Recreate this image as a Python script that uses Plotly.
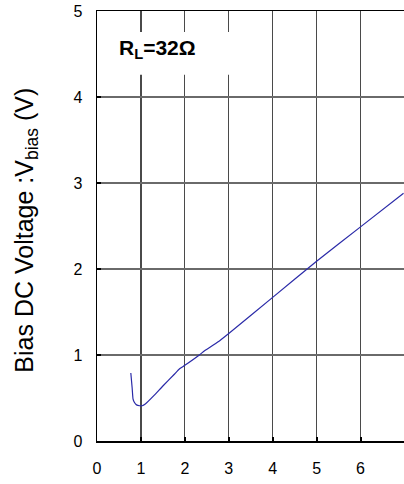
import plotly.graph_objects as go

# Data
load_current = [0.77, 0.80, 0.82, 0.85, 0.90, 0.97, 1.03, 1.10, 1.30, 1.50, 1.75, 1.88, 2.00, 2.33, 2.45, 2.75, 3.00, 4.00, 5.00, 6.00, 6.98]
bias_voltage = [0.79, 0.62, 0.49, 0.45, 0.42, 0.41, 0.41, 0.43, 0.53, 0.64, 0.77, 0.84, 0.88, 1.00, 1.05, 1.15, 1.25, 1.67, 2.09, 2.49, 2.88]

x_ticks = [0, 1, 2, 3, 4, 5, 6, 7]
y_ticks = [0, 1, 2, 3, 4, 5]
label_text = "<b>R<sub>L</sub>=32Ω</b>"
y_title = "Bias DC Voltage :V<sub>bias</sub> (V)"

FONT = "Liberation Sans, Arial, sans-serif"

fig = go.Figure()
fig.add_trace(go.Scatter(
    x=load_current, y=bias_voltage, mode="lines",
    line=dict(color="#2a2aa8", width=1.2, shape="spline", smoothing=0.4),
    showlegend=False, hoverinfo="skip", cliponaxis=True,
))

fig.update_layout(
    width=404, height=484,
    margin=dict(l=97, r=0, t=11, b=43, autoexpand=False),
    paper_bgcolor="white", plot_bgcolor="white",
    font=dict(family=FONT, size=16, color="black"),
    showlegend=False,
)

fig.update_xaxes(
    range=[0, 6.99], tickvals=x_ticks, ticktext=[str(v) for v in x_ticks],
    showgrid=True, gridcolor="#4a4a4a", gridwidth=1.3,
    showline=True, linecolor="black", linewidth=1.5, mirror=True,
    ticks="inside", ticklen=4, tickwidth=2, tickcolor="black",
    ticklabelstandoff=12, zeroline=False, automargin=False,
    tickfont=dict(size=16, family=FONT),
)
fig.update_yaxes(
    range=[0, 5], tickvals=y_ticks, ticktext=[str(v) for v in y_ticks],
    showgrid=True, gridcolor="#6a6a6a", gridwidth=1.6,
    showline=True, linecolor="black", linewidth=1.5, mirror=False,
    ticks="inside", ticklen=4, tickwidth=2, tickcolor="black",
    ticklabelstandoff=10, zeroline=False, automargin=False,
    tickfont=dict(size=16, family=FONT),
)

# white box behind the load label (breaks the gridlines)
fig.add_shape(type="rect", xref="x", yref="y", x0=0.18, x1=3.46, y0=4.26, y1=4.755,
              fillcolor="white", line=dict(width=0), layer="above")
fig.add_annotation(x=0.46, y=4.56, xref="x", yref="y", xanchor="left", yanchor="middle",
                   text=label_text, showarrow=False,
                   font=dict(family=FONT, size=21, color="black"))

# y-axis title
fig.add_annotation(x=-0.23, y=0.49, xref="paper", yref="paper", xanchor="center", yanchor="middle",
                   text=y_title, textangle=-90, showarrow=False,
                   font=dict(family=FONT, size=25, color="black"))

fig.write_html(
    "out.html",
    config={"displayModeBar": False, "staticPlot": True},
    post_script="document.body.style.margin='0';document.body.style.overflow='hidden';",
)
= = = = =
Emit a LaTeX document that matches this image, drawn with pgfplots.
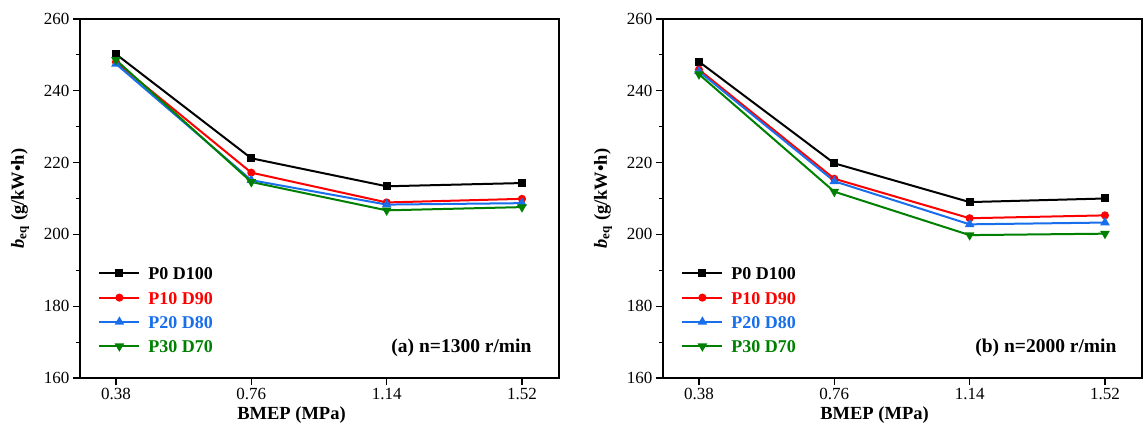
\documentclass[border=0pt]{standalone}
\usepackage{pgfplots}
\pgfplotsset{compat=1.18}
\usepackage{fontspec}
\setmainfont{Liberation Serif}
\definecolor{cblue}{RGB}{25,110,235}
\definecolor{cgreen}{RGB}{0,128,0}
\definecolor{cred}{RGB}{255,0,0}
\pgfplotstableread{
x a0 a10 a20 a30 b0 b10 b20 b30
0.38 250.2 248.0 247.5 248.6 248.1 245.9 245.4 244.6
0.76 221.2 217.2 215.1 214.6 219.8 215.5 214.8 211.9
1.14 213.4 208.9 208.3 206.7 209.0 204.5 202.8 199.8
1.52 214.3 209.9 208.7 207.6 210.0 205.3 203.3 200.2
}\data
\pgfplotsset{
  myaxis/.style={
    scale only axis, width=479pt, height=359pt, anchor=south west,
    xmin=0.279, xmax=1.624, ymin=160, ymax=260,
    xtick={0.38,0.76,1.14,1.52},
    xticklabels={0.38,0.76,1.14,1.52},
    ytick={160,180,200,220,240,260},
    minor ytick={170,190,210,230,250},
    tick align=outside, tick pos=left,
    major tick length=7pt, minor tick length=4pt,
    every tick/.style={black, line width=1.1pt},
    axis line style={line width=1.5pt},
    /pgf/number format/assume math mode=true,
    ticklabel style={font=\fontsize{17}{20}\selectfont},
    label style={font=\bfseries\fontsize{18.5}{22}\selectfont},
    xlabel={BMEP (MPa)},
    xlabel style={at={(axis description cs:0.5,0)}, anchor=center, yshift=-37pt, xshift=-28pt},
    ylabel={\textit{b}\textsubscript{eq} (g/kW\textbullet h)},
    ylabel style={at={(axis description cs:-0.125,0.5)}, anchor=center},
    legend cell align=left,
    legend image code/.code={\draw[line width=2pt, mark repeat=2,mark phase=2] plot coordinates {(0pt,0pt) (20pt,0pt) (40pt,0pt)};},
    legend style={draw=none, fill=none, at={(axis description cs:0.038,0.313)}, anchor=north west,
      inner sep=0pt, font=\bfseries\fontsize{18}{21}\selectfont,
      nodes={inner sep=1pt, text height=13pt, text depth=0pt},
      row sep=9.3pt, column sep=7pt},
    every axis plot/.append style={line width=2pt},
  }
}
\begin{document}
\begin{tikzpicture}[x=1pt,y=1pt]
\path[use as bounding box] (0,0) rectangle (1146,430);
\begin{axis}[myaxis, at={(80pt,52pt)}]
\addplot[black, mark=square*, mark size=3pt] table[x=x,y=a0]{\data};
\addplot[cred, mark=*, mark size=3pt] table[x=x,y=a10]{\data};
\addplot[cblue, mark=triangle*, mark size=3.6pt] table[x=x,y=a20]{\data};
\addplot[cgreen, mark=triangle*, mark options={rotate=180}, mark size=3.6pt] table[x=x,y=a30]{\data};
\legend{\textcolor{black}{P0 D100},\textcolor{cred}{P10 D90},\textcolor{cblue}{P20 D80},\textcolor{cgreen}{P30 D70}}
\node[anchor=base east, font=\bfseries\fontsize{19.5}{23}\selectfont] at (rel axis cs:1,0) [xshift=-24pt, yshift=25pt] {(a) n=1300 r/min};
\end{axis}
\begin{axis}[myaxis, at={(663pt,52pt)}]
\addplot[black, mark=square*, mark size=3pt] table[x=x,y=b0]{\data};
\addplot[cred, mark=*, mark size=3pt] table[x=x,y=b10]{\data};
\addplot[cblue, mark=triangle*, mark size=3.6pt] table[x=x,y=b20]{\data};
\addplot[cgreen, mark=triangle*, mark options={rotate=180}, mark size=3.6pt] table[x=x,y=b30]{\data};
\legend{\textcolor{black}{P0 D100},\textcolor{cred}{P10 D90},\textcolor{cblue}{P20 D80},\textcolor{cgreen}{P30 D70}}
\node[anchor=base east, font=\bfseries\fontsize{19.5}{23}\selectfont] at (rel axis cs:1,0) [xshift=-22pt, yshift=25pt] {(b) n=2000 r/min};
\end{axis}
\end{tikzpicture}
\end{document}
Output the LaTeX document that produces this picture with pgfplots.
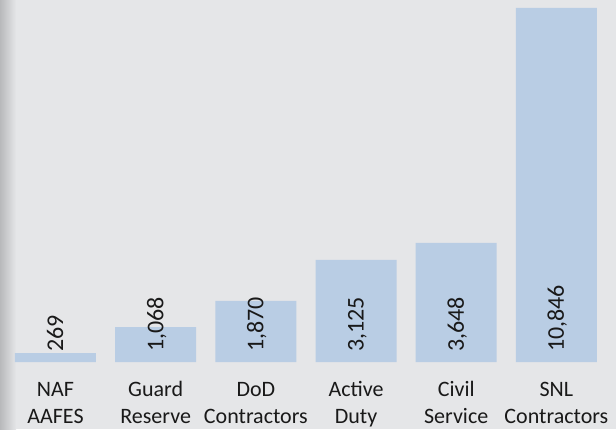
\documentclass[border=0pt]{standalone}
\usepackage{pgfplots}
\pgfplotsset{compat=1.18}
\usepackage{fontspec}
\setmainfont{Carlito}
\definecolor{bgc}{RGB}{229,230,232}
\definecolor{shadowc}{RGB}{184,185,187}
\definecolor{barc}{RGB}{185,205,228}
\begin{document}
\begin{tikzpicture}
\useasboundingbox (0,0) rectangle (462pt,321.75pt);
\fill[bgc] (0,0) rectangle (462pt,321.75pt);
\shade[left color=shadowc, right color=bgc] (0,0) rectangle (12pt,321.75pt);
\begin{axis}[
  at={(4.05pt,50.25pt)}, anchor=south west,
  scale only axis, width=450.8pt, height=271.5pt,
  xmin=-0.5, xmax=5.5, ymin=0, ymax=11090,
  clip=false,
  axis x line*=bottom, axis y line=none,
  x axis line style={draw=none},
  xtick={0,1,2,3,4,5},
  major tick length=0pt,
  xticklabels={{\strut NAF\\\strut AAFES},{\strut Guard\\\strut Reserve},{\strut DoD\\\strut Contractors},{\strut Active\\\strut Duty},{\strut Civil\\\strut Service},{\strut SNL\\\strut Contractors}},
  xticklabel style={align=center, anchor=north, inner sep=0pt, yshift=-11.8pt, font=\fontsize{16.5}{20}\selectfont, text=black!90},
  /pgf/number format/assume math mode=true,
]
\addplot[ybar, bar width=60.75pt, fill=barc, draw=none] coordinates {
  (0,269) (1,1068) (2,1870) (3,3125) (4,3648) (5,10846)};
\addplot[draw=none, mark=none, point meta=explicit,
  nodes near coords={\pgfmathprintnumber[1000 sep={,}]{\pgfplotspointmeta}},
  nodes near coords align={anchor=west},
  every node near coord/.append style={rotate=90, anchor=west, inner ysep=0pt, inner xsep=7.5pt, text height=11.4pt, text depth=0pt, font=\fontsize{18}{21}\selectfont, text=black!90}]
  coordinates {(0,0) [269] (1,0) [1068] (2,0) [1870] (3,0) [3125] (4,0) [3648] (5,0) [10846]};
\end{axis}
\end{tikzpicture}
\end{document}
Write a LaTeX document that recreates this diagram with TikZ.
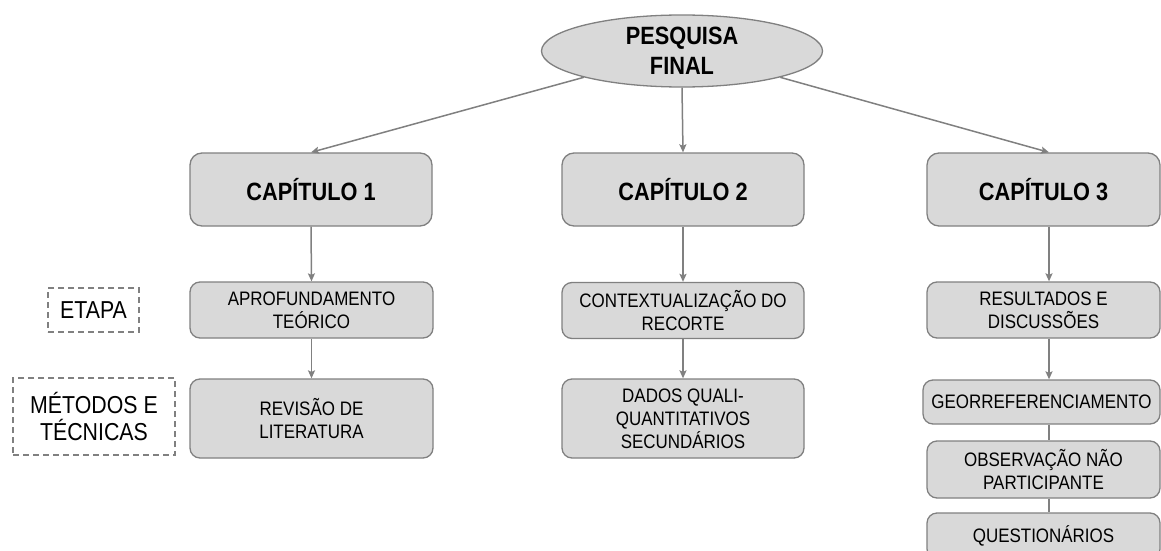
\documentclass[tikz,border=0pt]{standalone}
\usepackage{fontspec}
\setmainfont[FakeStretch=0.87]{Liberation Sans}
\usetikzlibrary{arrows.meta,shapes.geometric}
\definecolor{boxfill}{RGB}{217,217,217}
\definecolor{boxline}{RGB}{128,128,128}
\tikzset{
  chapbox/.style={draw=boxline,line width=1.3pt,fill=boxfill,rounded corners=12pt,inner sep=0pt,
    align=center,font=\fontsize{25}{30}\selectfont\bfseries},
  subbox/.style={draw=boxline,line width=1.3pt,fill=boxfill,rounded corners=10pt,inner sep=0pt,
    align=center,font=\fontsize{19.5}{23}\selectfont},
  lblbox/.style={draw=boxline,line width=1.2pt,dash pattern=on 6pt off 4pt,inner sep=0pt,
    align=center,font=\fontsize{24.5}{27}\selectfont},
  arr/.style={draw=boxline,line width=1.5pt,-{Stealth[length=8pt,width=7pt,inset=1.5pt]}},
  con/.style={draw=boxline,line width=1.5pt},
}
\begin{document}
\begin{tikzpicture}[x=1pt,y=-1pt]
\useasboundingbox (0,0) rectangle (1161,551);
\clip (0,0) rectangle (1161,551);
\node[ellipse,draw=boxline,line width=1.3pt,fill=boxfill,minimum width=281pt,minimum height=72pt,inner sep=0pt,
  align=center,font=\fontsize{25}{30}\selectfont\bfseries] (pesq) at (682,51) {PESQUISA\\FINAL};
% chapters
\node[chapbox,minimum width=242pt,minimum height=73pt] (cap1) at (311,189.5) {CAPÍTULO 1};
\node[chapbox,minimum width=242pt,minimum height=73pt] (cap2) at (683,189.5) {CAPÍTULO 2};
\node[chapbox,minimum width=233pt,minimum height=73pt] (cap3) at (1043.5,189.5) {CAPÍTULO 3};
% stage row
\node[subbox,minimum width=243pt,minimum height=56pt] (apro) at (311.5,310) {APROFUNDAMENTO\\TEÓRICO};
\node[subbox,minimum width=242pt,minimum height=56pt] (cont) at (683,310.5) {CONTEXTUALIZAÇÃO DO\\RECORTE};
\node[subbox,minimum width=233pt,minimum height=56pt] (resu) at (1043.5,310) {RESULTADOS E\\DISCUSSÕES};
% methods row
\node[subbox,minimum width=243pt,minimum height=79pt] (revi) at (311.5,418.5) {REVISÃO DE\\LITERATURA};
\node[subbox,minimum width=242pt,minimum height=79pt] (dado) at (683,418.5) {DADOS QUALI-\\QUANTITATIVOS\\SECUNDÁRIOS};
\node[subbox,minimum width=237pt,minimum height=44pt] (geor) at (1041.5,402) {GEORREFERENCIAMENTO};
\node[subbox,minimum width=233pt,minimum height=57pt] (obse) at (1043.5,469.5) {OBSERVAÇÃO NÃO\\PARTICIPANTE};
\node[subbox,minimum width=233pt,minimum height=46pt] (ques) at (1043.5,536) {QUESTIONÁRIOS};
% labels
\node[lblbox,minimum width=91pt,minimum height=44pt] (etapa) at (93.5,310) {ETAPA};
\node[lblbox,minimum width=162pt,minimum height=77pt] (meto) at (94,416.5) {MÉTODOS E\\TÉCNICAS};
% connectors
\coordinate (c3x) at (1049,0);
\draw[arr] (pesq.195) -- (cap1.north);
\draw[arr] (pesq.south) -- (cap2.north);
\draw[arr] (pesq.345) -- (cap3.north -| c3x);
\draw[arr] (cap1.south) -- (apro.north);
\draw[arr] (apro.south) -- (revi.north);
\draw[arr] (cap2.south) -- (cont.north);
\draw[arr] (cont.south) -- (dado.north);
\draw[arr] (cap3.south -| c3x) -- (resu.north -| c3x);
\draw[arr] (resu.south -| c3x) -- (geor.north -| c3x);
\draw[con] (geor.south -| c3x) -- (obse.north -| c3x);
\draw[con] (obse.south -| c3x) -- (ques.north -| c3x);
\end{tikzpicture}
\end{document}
= = = = =
- _Task requirements_
The lines to print start at the line containing "Recreate this image" and end at the line containing "import plotly.graph_objects as go"; print them exactly, both ends included, and leave out every picture.

- _Problem solution_
Recreate this image as a Python script that uses Plotly.
import plotly.graph_objects as go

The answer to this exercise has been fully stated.